Complicated, no? No more complicated than the dual (or duelling) narratives of The Prestige which sees a person read a diary, that in itself is a reading of a diary, both using the diary to confuse and mock the other person. Nor is it any more complex than Inception’s dreams, where time plays out differently in each level of the dream and the real world.

Interstellar’s climax isn’t so much about the unravelling of a central mystery, or the huge spectacle of storming an ice fortress, fighting in zero gravity, a city collapsing and a van plunging into water all at the same time. Interstellar’s climax comes down to a man wanting more time with his daughter, screaming for her to hear him. This lack of a big action finale, in favour of something more emotional and personal, as well as the film’s general lack of action, might also contribute to why the film didn’t fare as well as Nolan’s other films.
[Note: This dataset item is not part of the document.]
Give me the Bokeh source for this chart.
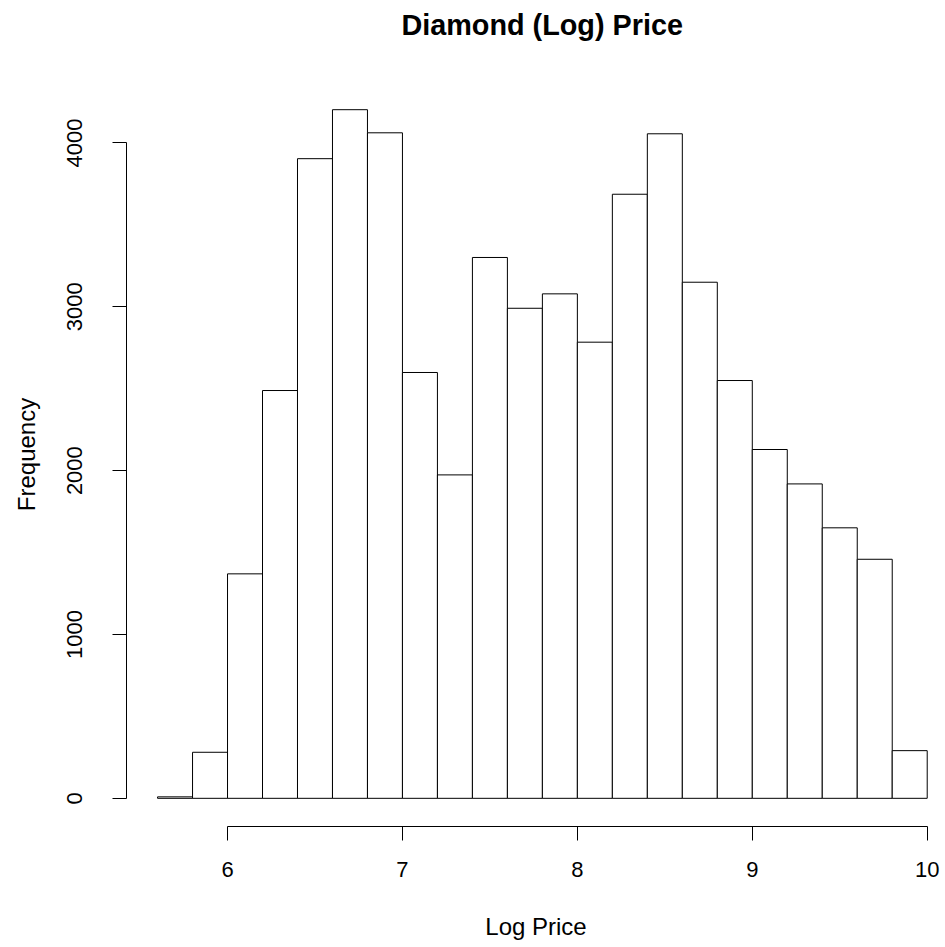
from bokeh.plotting import figure
from bokeh.models import FixedTicker, Range1d, ColumnDataSource, Label
from bokeh.layouts import column
from bokeh.embed import file_html
from bokeh.resources import INLINE

# Histogram data (bin edges and counts)
bin_left = [5.6, 5.8, 6.0, 6.2, 6.4, 6.6, 6.8, 7.0, 7.2, 7.4, 7.6,
            7.8, 8.0, 8.2, 8.4, 8.6, 8.8, 9.0, 9.2, 9.4, 9.6, 9.8]
bin_right = [5.8, 6.0, 6.2, 6.4, 6.6, 6.8, 7.0, 7.2, 7.4, 7.6, 7.8,
             8.0, 8.2, 8.4, 8.6, 8.8, 9.0, 9.2, 9.4, 9.6, 9.8, 10.0]
counts = [9, 281, 1370, 2489, 3904, 4203, 4062, 2599, 1974, 3301, 2991,
          3079, 2784, 3687, 4056, 3150, 2550, 2129, 1919, 1651, 1459, 291]
x_ticks = [6, 7, 8, 9, 10]
y_ticks = [0, 1000, 2000, 3000, 4000]
title_text = "Diamond (Log) Price"
x_label = "Log Price"
y_label = "Frequency"

FONT = "Liberation Sans"
X_LO, X_HI = 5.4225, 10.1046

# ---- title strip (shares the histogram's horizontal geometry) ----
t = figure(width=945, height=82, output_backend="svg", toolbar_location=None,
           x_range=Range1d(X_LO, X_HI), y_range=Range1d(82, 0),
           x_axis_location=None, y_axis_location=None,
           min_border_left=126, min_border_right=0, min_border_top=0,
           min_border_bottom=0)
t.grid.visible = False
t.outline_line_color = None
t.background_fill_color = "white"
t.border_fill_color = "white"
t.add_layout(Label(x=7.799, y=24, text=title_text, text_align="center",
                   text_baseline="middle", text_font=FONT,
                   text_font_size="28.8px", text_font_style="bold",
                   text_color="black"))

# ---- histogram ----
src = ColumnDataSource(dict(left=bin_left, right=bin_right, top=counts,
                            bottom=[0] * len(counts)))

p = figure(width=945, height=865, output_backend="svg", toolbar_location=None,
           x_range=Range1d(X_LO, X_HI), y_range=Range1d(-172, 4369),
           min_border_left=126, min_border_right=0, min_border_top=0,
           min_border_bottom=121)

p.quad(left="left", right="right", top="top", bottom="bottom", source=src,
       fill_color="white", line_color="black", line_width=1)

p.grid.visible = False
p.outline_line_color = None
p.background_fill_color = "white"
p.border_fill_color = "white"

for ax in (p.xaxis[0], p.yaxis[0]):
    ax.axis_line_color = "black"
    ax.axis_line_width = 1
    ax.major_tick_line_color = "black"
    ax.major_tick_in = 0
    ax.major_tick_out = 14
    ax.minor_tick_line_color = None
    ax.major_label_text_font = FONT
    ax.major_label_text_font_size = "22px"
    ax.major_label_text_color = "black"
    ax.axis_label_text_font = FONT
    ax.axis_label_text_font_size = "24px"
    ax.axis_label_text_font_style = "normal"
    ax.axis_label_text_color = "black"

p.xaxis[0].ticker = FixedTicker(ticks=x_ticks)
p.xaxis[0].bounds = (6, 10)
p.xaxis[0].axis_label = x_label
p.xaxis[0].major_label_standoff = 21
p.xaxis[0].axis_label_standoff = 33

p.yaxis[0].ticker = FixedTicker(ticks=y_ticks)
p.yaxis[0].bounds = (0, 4000)
p.yaxis[0].axis_label = y_label
p.yaxis[0].major_label_standoff = 30
p.yaxis[0].axis_label_standoff = 25
p.yaxis[0].major_label_orientation = "vertical"

layout = column(t, p, spacing=0)
open("out.html", "w").write(file_html(layout, INLINE))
And yet, within this, is an attempt by Nolan to do something different. The film’s thesis, and a conversation that reoccurs in the film, is that love can transcend time and space. Anne Hathaway’s Amelia argues with Coop about love being the only thing that cannot be explained by science, the rationale by Coop that it’s used to bond humans and create children is quickly dispelled by Amelia, because loving a dead person has no social utility. Later in the film, within the Tesseract, Coop realises his love for Murph is quantifiable and is what allows time to curve in on itself to allow him to help her in the past. It’s because of love that mankind will continue on.

This theme of fathers and daughters is also shown by Brand choosing to send his daughter Amelia on a mission that he knows is not about finding a new home, but setting up a new colony. He decides to send her away to secure her future, neglecting to tell Murph until his dying moments that he denied Coop the same chance to save his daughter, all but safe in the knowledge that Coop was going to be long gone by the time Murph died on Earth.

It’s the emotion in Interstellar that often is derided. When the film kicks into pulpy fun with the introduction of Matt Damon’s stranded scientist Dr Mann, we find the film’s antagonist; a scientist who has lied to try and find a way to escape his icy prison of a planet. The resolutions of Nolan’s villains are often disappointing and Mann’s demise because of his own ego, while Coop and Amelia improvise an escape using wormholes, is clever, but it also lacks the kind of cinematic spectacle we’d expect from Nolan.

The fact that Nolan opted for something different might have caused the film to get the least amount of respect out of Nolan’s films, and yet, the heart at Interstellar’s core and the theme of love are probably the strongest of his films. Mix this with great performances, visuals and an incredible score by Hans Zimmer and Interstellar proves to be one of Nolan’s purest cinematic pieces, and that, like love, is quantifiable.